PACK4COMPOST
- Project Title
- Exploring new bioplastics, fillers, formulations and film processing routes to produce high added value compostable
- Project Type
- National / Public
- Funding Body
-
- Funding Program
- COMPETE
- Reference
- PTDC/AGR-ALI/122741/2010
- Funding
-
- CEB: 61 313,00
- Total: 169 650,00
- Start
- 22-04-2012
- End
- 21-04-2015
- Partnership
- Fundação da Faculdade de Ciências e Tecnologia, Instituto de Biotecnologia e Bioengenharia, REQUIMTE (Rede de Química e Tecnologia) - Laboratório Associado para a Química Verde
Abstract
Triggered by the reduction of fossil resources consumption and CO2 emissions, and by the need to reduce the ecological impact of oilbased plastics and industrial wastes, the PACK4COMPOST project proposes to explore new routes for the production of new biomaterials and for their processing into packages which can be composted together with the packed food. The current bottlenecks which hamper the delivery of such packages to the market are the high cost and low processability of existing biodegradable plastics, the empirical design (test and error method) of the package, the lack of knowledge of the structure-properties relationships of the package and of the structuring of materials during their process. PACK4COMPOST proposes to scientifically address these issues for the specific case of coffee packaging. Novadelta S.A. will first help the research team in targeting the packaging materials and process to be studied in this project.
Conventional and non biodegradable materials and packages used by the industrial partner will be extensively characterized. The package production will be reproduced in the lab for a better characterization of the process.
PHA (polyhydroxyalkanoates) are potential biodegradable alternatives to traditional packaging materials, but are still expensive since they are obtained from pure cultures of particular microorganisms. Team members at REQUIMTE propose to use a fully integrated 3-stage PHA production process previously designed [1-6] where mixed microbial cultures will be optimized to tailor the copolymer structure. PHA rheological properties (in shear and extension) will be systematically determined at IPC in order to establish new relationships between the macromolecular structure and the physical properties.

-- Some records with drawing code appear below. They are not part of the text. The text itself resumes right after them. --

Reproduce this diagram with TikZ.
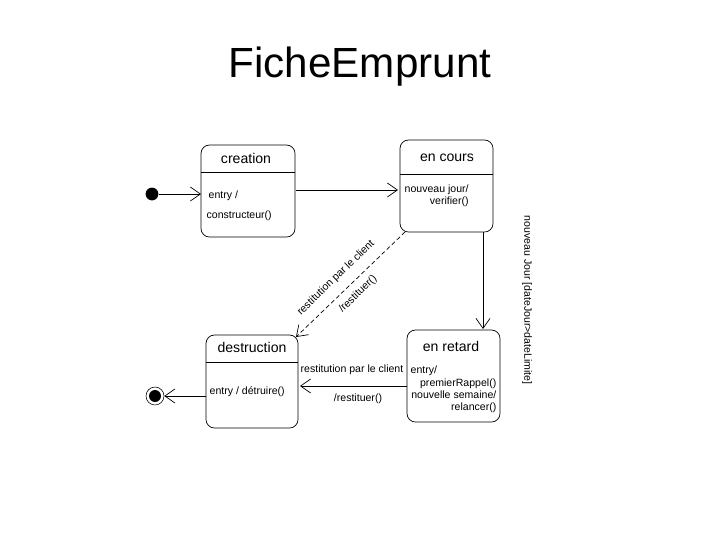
\documentclass[tikz,border=0pt]{standalone}
\usepackage{fontspec}
\setmainfont{Liberation Sans}
\usetikzlibrary{arrows.meta}
\tikzset{
	etat/.style={draw, rounded corners=6pt, line width=0.5pt},
	trans/.style={-{Straight Barb[length=2.5mm,width=3.5mm]}, line width=0.5pt},
	petit/.style={font=\fontsize{7.5}{8.5}\selectfont, inner sep=1pt},
	titre/.style={font=\fontsize{10}{11}\selectfont}
}
\begin{document}
\begin{tikzpicture}[x=0.025cm, y=-0.025cm]
	\useasboundingbox (0,0) rectangle (720,540);
	%\draw[help lines] (0,0) grid[step=50] (720,540);
	
	\node[font=\fontsize{30}{34}\selectfont] (titre) at (360,67) {FicheEmprunt};
	
	% les etats
	\foreach \n\xa\ya\xb\yb\yd in {creation/201/145/295/237/172, cours/400/140/493/232/174,
		destruction/206/335/298/428/362}
	{
		\draw[etat] (\xa,\ya) rectangle (\xb,\yb);
		\draw (\xa,\yd) -- (\xb,\yd);
		\coordinate (\n) at ({(\xa+\xb)/2},{(\ya+\yb)/2});
	}
	\draw[etat] (407,330) rectangle (500,422);
	
	\node[titre] (t1) at (246,158) {creation};
	\node[titre] (t2) at (447,158) {en cours};
	\node[titre] (t3) at (252,347) {destruction};
	\node[titre] (t4) at (451,346) {en retard};
	
	\node[petit, anchor=west] (e1) at (207,196) {entry /};
	\node[petit, anchor=west] (e2) at (205,216) {constructeur()};
	\node[petit, align=right, anchor=north west] (e3) at (403,183) {nouveau jour/\\verifier()};
	\node[petit, anchor=west] (e4) at (208,392) {entry / détruire()};
	\node[petit, anchor=west] (e5) at (409,371) {entry/};
	\node[petit, align=right, anchor=north east] (e6) at (498,377) {premierRappel()\\nouvelle semaine/\\relancer()};
	
	% pseudo-etats
	\node[circle, fill, inner sep=0pt, minimum size=13pt*0.7] (init) at (152,194) {};
	\node[circle, draw, inner sep=0pt, minimum size=18*0.71pt] (fin) at (155,396) {};
	\node[circle, fill, inner sep=0pt, minimum size=12*0.71pt] (finc) at (155,396) {};
	
	\coordinate (a1) at (201,194);
	\coordinate (a2) at (296,190);
	\coordinate (a3) at (398,190);
	\coordinate (a4) at (483,232);
	\coordinate (a5) at (483,329);
	\coordinate (a6) at (405,232);
	\coordinate (a7) at (296,337);
	\coordinate (a8) at (407,386);
	\coordinate (a9) at (300,386);
	\coordinate (a10) at (206,396);
	
	\draw[trans] (init) -- (a1);
	\draw[trans] (a2) -- (a3);
	\draw[trans] (a4) -- (a5);
	\draw[trans, densely dashed] (a6) -- (a7);
	\draw[trans] (a8) -- (a9);
	\draw[trans] (a10) -- (fin);
	
	\node[petit, rotate=44] (l1) at (336,278) {restitution par le client};
	\node[petit, rotate=44] (l2) at (358,294) {/restituer()};
	\node[petit] (l3) at (352,370) {restitution par le client};
	\node[petit] (l4) at (358,399) {/restituer()};
	\node[petit, rotate=-90] (l5) at (527,300) {nouveau Jour [dateJour>dateLimite]};
\end{tikzpicture}
\end{document}
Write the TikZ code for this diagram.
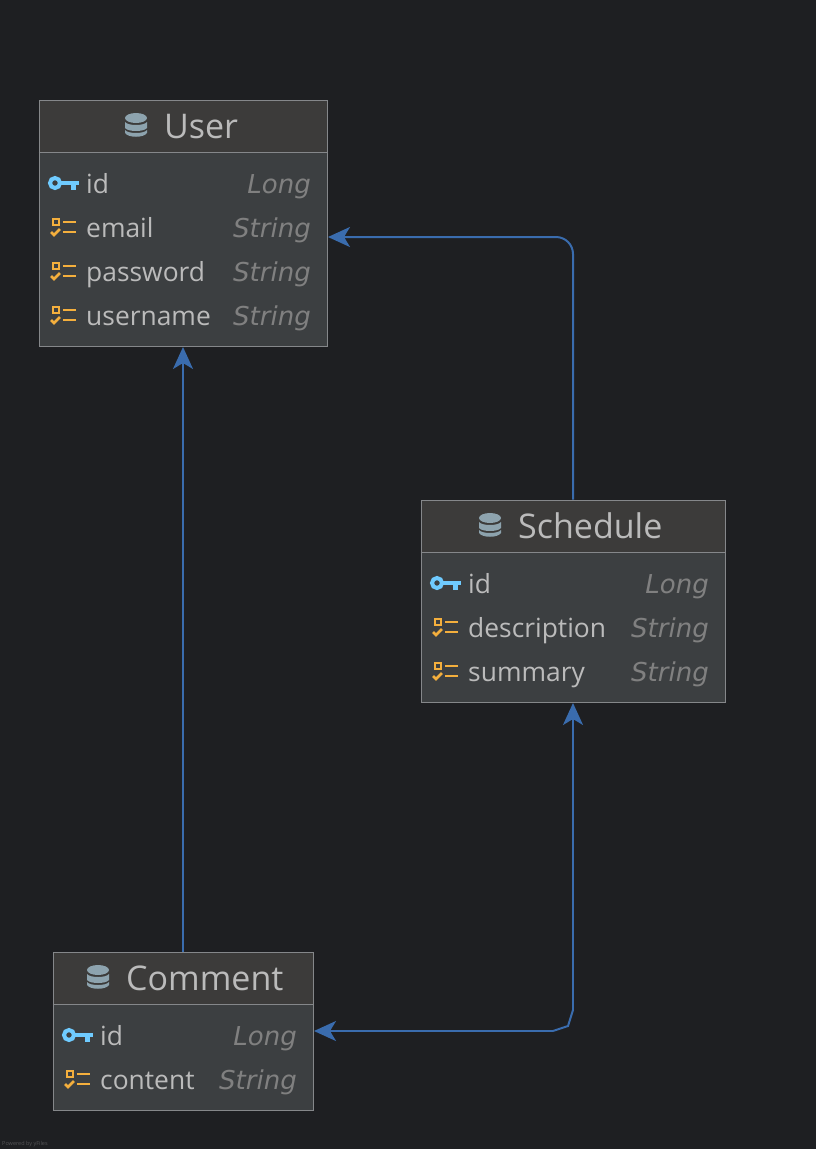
\documentclass[tikz,border=0pt]{standalone}
\usepackage{fontspec}
\setmainfont{Open Sans}
\newfontfamily\typefont{DejaVu Sans}
\usetikzlibrary{arrows.meta}
\definecolor{canvas}{HTML}{1E1F22}
\definecolor{headfill}{HTML}{3C3B3A}
\definecolor{bodyfill}{HTML}{3C3F41}
\definecolor{edgegray}{HTML}{85878A}
\definecolor{textgray}{HTML}{BBBBBB}
\definecolor{typegray}{HTML}{808080}
\definecolor{keyblue}{HTML}{6FCBFF}
\definecolor{fieldorange}{HTML}{F4AF3D}
\definecolor{dbgray}{HTML}{8DA3AE}
\definecolor{linkblue}{HTML}{3A6CAE}
\tikzset{
    keyicon/.pic = {
        \draw[keyblue, line width=4pt] (6,-1) circle (5);
        \fill[keyblue] (11,-3.5) rectangle (30,0.5);
        \fill[keyblue] (22,0) rectangle (27,6);
    },
    fieldicon/.pic = {
        \draw[fieldorange, line width=2.5pt] (3,-9) rectangle (9,-3);
        \draw[fieldorange, line width=2.5pt] (13,-6) -- (26,-6);
        \draw[fieldorange, line width=2.5pt] (1,4) -- (4,7) -- (10,1);
        \draw[fieldorange, line width=2.5pt] (13,4) -- (26,4);
    },
    dbicon/.pic = {
        \fill[dbgray] (0,-7) arc[x radius=11, y radius=5, start angle=180, end angle=-180];
        \fill[dbgray] (0,-3) .. controls (3,1) and (19,1) .. (22,-3) -- (22,3) .. controls (19,7) and (3,7) .. (0,3) -- cycle;
        \fill[dbgray] (0,5) .. controls (3,9) and (19,9) .. (22,5) -- (22,8) .. controls (19,13) and (3,13) .. (0,8) -- cycle;
    }
}
\begin{document}
\begin{tikzpicture}[x=1pt, y=-1pt,
        entity/.style = {draw=edgegray, fill=bodyfill, line width=1pt, inner sep=0pt},
        head/.style = {draw=edgegray, fill=headfill, line width=1pt, anchor=north, inner sep=0pt, minimum height=52pt},
        title/.style = {anchor=base west, inner sep=0pt, text=textgray, font=\fontsize{34}{40}\selectfont},
        fieldname/.style = {anchor=base west, inner sep=0pt, text=textgray, font=\fontsize{26.4}{30}\selectfont},
        fieldtype/.style = {anchor=base east, inner sep=0pt, text=typegray, font=\fontsize{26}{30}\typefont\itshape},
        link/.style = {draw=linkblue, line width=2pt, -{Stealth[length=22pt, width=20pt, inset=6pt]}, shorten >=0.5pt}]
    \useasboundingbox[fill=canvas] (0,0) rectangle (816,1149);

    % User
    \node[entity, minimum width=288pt, minimum height=246pt] (User) at (183,223) {};
    \node[head, minimum width=288pt] (UserHead) at (User.north) {};
    \draw[edgegray, line width=1.5pt] (UserHead.south west) -- (UserHead.south east);
    \pic at (125,125) {dbicon};
    \node[title] (UserTitle) at (164,138) {User};
    \pic at (49,184) {keyicon};
    \node[fieldname] (UserId) at (86,193) {id};
    \node[fieldtype] (UserIdType) at (311,193) {Long};
    \pic at (50,228) {fieldicon};
    \node[fieldname] (UserEmail) at (86,237) {email};
    \node[fieldtype] (UserEmailType) at (311,237) {String};
    \pic at (50,272) {fieldicon};
    \node[fieldname] (UserPassword) at (86,281) {password};
    \node[fieldtype] (UserPasswordType) at (311,281) {String};
    \pic at (50,316) {fieldicon};
    \node[fieldname] (UserName) at (86,325) {username};
    \node[fieldtype] (UserNameType) at (311,325) {String};

    % Schedule
    \node[entity, minimum width=304pt, minimum height=202pt] (Schedule) at (573,601) {};
    \node[head, minimum width=304pt] (ScheduleHead) at (Schedule.north) {};
    \draw[edgegray, line width=1.5pt] (ScheduleHead.south west) -- (ScheduleHead.south east);
    \pic at (479,525) {dbicon};
    \node[title] (ScheduleTitle) at (518,538) {Schedule};
    \pic at (431,584) {keyicon};
    \node[fieldname] (ScheduleId) at (468,593) {id};
    \node[fieldtype] (ScheduleIdType) at (709,593) {Long};
    \pic at (432,628) {fieldicon};
    \node[fieldname] (ScheduleDescription) at (468,637) {description};
    \node[fieldtype] (ScheduleDescriptionType) at (709,637) {String};
    \pic at (432,672) {fieldicon};
    \node[fieldname] (ScheduleSummary) at (468,681) {summary};
    \node[fieldtype] (ScheduleSummaryType) at (709,681) {String};

    % Comment
    \node[entity, minimum width=260pt, minimum height=158pt] (Comment) at (183,1031) {};
    \node[head, minimum width=260pt] (CommentHead) at (Comment.north) {};
    \draw[edgegray, line width=1.5pt] (CommentHead.south west) -- (CommentHead.south east);
    \pic at (87,977) {dbicon};
    \node[title] (CommentTitle) at (126,990) {Comment};
    \pic at (63,1036) {keyicon};
    \node[fieldname] (CommentId) at (100,1045) {id};
    \node[fieldtype] (CommentIdType) at (297,1045) {Long};
    \pic at (64,1080) {fieldicon};
    \node[fieldname] (CommentContent) at (100,1089) {content};
    \node[fieldtype] (CommentContentType) at (297,1089) {String};

    % links
    \coordinate (UserPort) at (327.5,237);
    \coordinate (BendA) at (573,1010);
    \coordinate (BendB) at (568,1026);
    \coordinate (BendC) at (553,1031);
    \path[link] (Comment.north) -- (User.south);
    \draw[link, rounded corners=17pt] (Schedule.north) |- (UserPort);
    \draw[link] (BendA) -- (Schedule.south);
    \draw[link, arrows={-}, shorten >=0pt] (BendA) -- (BendB) -- (BendC);
    \draw[link] (BendC) -- (Comment.east);

    \node[anchor=base west, inner sep=0pt, text=typegray!55!canvas, font=\fontsize{5.5}{6}\selectfont] (PoweredBy) at (2,1145) {Powered by yFiles};
\end{tikzpicture}
\end{document}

An output from this fundamental study will be the delivery of PHA with optimized processing characteristics approaching those identified in the first task.
The gas and water barrier properties of the PHA will be improved by mixing the bioplastic matrix with micro or nanofillers as shown recently by the research team [7-10]. The team at IBB has recently developed a technology to produce high added value cellulosebased fillers from wastes of the beer industry [11,12]. This work will be pursued to deliver a new set of fillers with different sizes and aspect ratios in order to tune the final barrier properties of the package, as such geometrical parameters will affect the package structuring during the processing.
The compounding of these fillers with the optimized PHA and their transformation into films and sheets will then be studied using a mini compounding-extrusion line equipped with in-line structural and mechanical characterization dies. This unique set-up which is capable of processing tens of grams of material has been developed at IPC, and will critically contribute for achieving a successful formulation through the determination of structure-process parameters-product properties relationships without requiring large amounts of costly materials. Final films and sheets properties (thermal, mechanical, gas and water barriers) will be characterized at IPC and IBB. Materials provided by the industrial partner as well as commercial transparent plastics (for in-line structural and particle imaging characterization) will first be used to assess processing parameters effects on the packaging final properties and revisit the crucial issue of nano fillers used as processing aids [27].
The package (sheet plus film) functionality will be determined at IBB in terms of sensitivity to water and to microbial spoilage, degradation, and shelf life extension of the packed food. Correlations between such food properties, physico-chemical characteristics of packages and raw materials properties will be established, thus significantly contributing to a better understanding of food preservation mechanism.
The multidisciplinary research team of PACK4COMPOST will demand a specific effort in project management to be addressed in a specific task. The merging of industrials, polymer processing experts, food scientists and chemical engineers, all focusing on the design of a tailored biodegradable package for a well targeted food application, is seen as the key to deliver a prototype. This integrated approach will bring novelty to the different fields connected by PACK4COMPOST, namely the unraveling of chemistrymechanical properties relationships in PHA, and the interplay between film properties, film formulation and processing conditions. The scientific contribution of PACK4COMPOST is mirrored in the 7 papers currently foreseen. The use of conventional processes (film/sheet extrusion, scalable fermentation processes) throughout the project is seen as a positive asset of the purposely proposed research strategy. Last, 2 students will be trained within this project, who can be seen as potential vectors of the direct transfer of the PACK4COMPOST outputs to the industrial partner.